Titan has 24 pizza box-sized metal “blades” in each of its 200 cabinets. There are four connectors per blade or about 100 connectors per cabinet. Nichols said Cray is repairing connectors in about 12-16 cabinets per week.

He said the lab is not assigning blame for the solder problems on the big, cutting-edge machine. The solder started to crack as Titan heated up and cooled down, and blades were moved in and out of cabinets.

“We have the biggest machine on the planet,” Nichols said. The setbacks are part of “life on the leading edge,” he said.

He said Cray is bearing the cost of the repairs, and the company won’t get all of its money until the machine is accepted.

Titan received a first-place ranking in a semiannual Top500 list that was released in November at the SC12 supercomputing conference in Salt Lake City, Utah. A test showed Titan is capable of reaching a speed of 17.59 petaflops, or more than 17,000 trillion calculations per second. It had an even higher theoretical capability of 27 petaflops.

As big as a basketball court, Titan is 10 times faster than Jaguar, the computer system it replaced.

Advertisement
Advertisement

Join the club!

If you support Oak Ridge Today, please consider becoming a voluntary subscriber. You don't have to subscribe to read our stories, but your contribution will help us grow and improve our coverage.

We currently offer three subscription levels: $5, $10, or $25 per month. We accept payments through PayPal. You may also visit our subscription page for information on other options.

Thank you for your support.


Subscription options




Advertisement
Advertisement

Commenting Guidelines

We welcome comments, but we ask you to follow a few guidelines:
1) Use your real name, including last name.
2) Be civil. Don't insult others, attack their character, or get personal.
3) Stick to the issues.
4) No profanity.
5) Keep your comments to a reasonable length and to a reasonable number per article.

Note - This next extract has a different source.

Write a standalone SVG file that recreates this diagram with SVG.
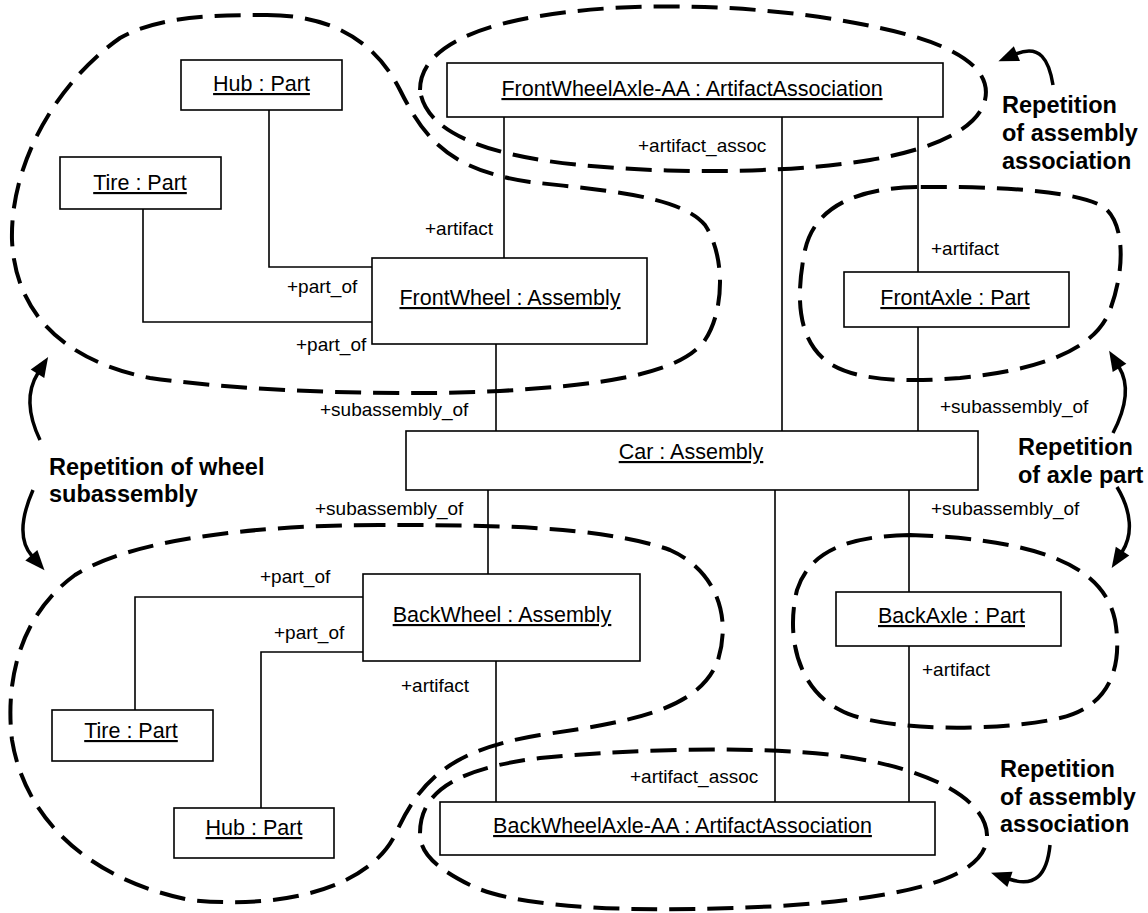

We reserve the right to remove any comments that violate these guidelines. More information is available here.

  • TJ Garland

    (WMR)—Sources in the U.S. intelligence community report that the National Security Agency (NSA) is establishing a major Internet surveillance at the Oak Ridge National Laboratory in Tennessee that is dedicated to decrypting encoded communications, including file transfers, over the Internet and within private private networks such as those used by banks, foreign governments, and multinational corporations.

    The new multi-structure NSA facility is called the Multiprogram Research Facility and will work in tandem with the massive NSA data center being built in Bluffdale, Utah, on acreage that is part of the Camp Williams Utah National Guard base. The Utah center will store massive amounts of intercepted data and the Oak Ridge facility will rely on new generation supercomputers to decode encrypted data stored at the Bluffdale facility and that which is captured in real time from NSA’s worldwide signals intelligence system.

    The Oak Ridge center will also complement the NSA’s High Performance Computing Center at Fort Meade, currently under construction and scheduled for completion in 2015. It is rumored that the building at Fort Meade will contain the world’s fastest computer, the speed of which will be measured in Exa-FLOPs. A FLOP means FLoating point OPerations per Second and exa means a 1 followed by 19 zeros.

    WMR was first alerted to the Oak Ridge facility when NSA began transferring personnel from its Fort Meade, Maryland, headquarters to Oak Ridge. The NSA has, for the past decade, been spreading out its functions to facilities around the country, including at regional facilities at Fort Gordon, Georgia (NSA Georgia); San Antonio, Texas (NSA Texas); and Kunia, Hawaii (NSA Hawaii). The Utah and Tennessee facilities represent a further expansion of NSA’s “Big Brother” surveillance network to additional regions of the United States.

    And with the new NSA facility at Oak Ridge comes the expansion of the Obama administration’s already-massive counter-intelligence (anti-whistle blowing) operations into Tennessee. The FBI field office in Knoxville, working with NSA’s Q Group, have been active in ensuring that NSA employees and contractors refrain from discussing the new Oak Ridge center with uncleared individuals, including members of the media.

    • Charlie Jernigan

      What is wmr?

      • Johnny Beck
        • Charlie Jernigan

          Thanks for that. He doesn’t seem very reliable.

          • TJ garland

            What makes you think that? His credentials are far greater than mine or yours combined. He has been an investigative reporter after crooked politicians for years-mostly Chicago, which continues to be fertile ground.
            How many books have you written? Ask around town about Building 5700.

          • Charlie Jernigan

            Well… Once I knew what I was looking for, I found it about 5th down on the google search, whereas an equivalent search for ap gives us pretty much a whole page of Associated Press links. That is an indicator of overall trust.

            A little more searching, gives assessments like “Madsen writes seemingly anything and asks you to take him either at his
            word or at the word of his many, never-named sources. True or not, he
            can be damn entertaining to read.” This fits the quote you provided.

            He also seems to get easily sidetracked if he can fit gay sex or Presidential sex into his speculations. There may be many more categories that hold special interest for him, but I had grown tired of checking by then.

          • TJ Garland

            Interesting theory why we will rarely get the truth from the MSM.
            http://lewrockwell.com/north/north1270.html

    • Dave Smith

      I do not believe your (WMR) intrigue has anything at all to do with the Titan supercomputer in general or this story in particular. That said, it would be entirely appropriate for the moderator to delete your comment.

      Also, there is no supercomputer in building 5700 at ORNL, spy machine or otherwise.